So What do I do If my Tenant . . . . .Smells?
So, smelly is not good, certainly not the quality I would be going for when looking for someone to live in a house that I own. To compound that, what do you do when the tenant not only just smells, but the smell is permeating the rest of the property?
I received a call today from an owner who owns a beautiful home with a spacious basement level apartment. The tenants in the basement are over crowding the unit (3 people on the lease but about 6 people probably live there) but the owner isn’t all that concerned about the extra occupants, she is concerned solely about the smell.
This particular owner travels quite often for work and pleasure, but when in the states she lives in the upper part of the home. She happened to be home this week and noticed that the smell of the basement tenants has not only invaded her living space but has gotten to the point where the sheets on her bed on the third level of the home smell like their food.
The owner requested that I find a way to tell the tenants that the smell of curry is too pungent and they must open the windows when they cook or find a way to ventilate the kitchen better.
Awkward. How you do you tell someone that the smell of their food is making another person sick? More importantly, how you do you enforce this sort of a request.
My answer? You tell them as gently as possible.
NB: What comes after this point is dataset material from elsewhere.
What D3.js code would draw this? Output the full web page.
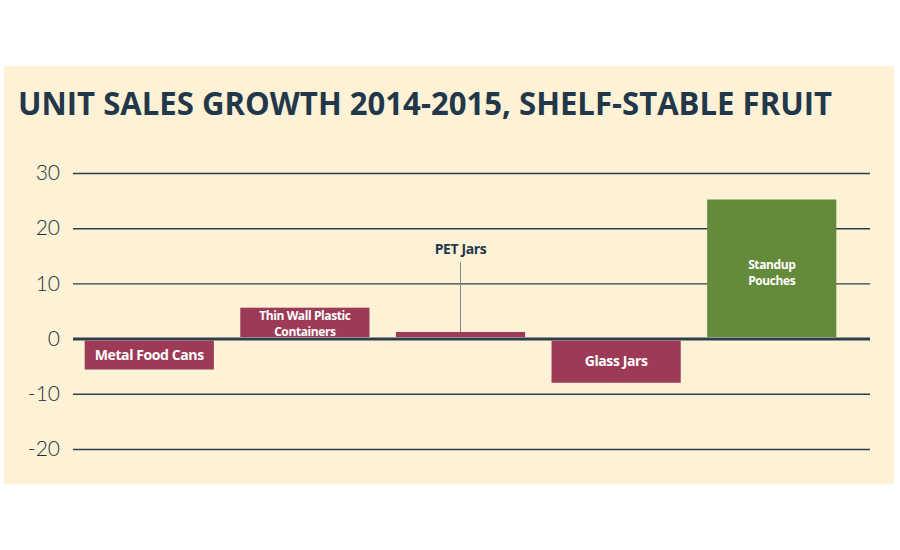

For me, I wrote a letter to the tenants and noted that during the winter months we were sending out reminders to all multi-unit residents to remind them to respect their neighbors by opening windows when cooking, using above the stove fans and making sure to use floor coverings on hard floor surfaces to dampen noise. Nothing specific to their unit or cooking style, just a friendly reminder of these items, and a little prayer that they get the point and follow them.
The downside, something like this is not necessarily enforceable. You can’t evict someone based on odor being offensive. The smell just may be something that you have to live with.